Learning Tasks: classification, regression, clustering, time series forecasting, time series classification, object detection, LUPI, community detection, link prediction, graph matching, vertex classification, collaborative filtering, and semi-supervised classification.
Data Types: tabular, text, image, audio, video, and graph.
Data Formats: CSV, D3M, raw text files, OpenML, and scikit-learn datasets.
Metrics: accuracy, F1, macro F1, micro F1, mean squared error, mean absolute error, root mean squared error, object detection AP, hamming loss, ROC-AUC, ROC-AUC macro, ROC-AUC micro, jaccard similarity score, normalized mutual information, hit at K, R2, recall, mean reciprocal rank, precision, and precision at top K.
Usability, Model Exploration and Explanation¶
AlphaD3M greatly simplifies the process to create predictive models. Users can interact with the system from a Jupyter notebook, and derive models using a few lines of Python code.

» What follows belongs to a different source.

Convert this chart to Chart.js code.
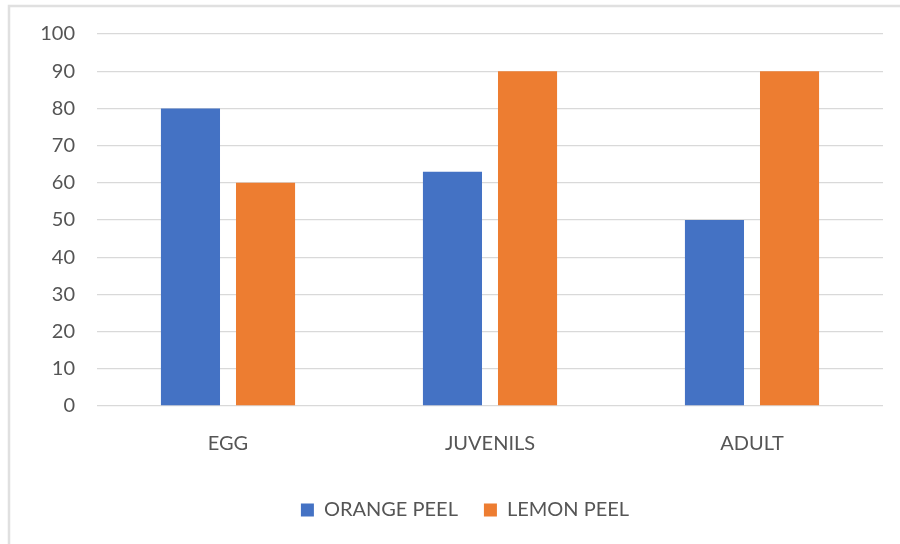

Users can leverage Python-based libraries and tools to clean, transform and visualize data, as well as standard methods to explain machine learning models. They can also be combined to build customized solutions for specific problems that can be deployed to end users.
The AlphaD3M environment includes tools that we developed to enable users to explore the pipelines and their predictions:
PipelineProfiler, an interactive visual analytics tool that empowers data scientists to explore the pipelines derived by AlphaD3M within a Jupyter notebook, and gain insights to improve them as well as make an informed decision while selecting models for a given application.
Visual Text Explorer, a tool that helps users to understand models for text classification, by allowing to explore model predictions and their association with words and entities present in the classified documents.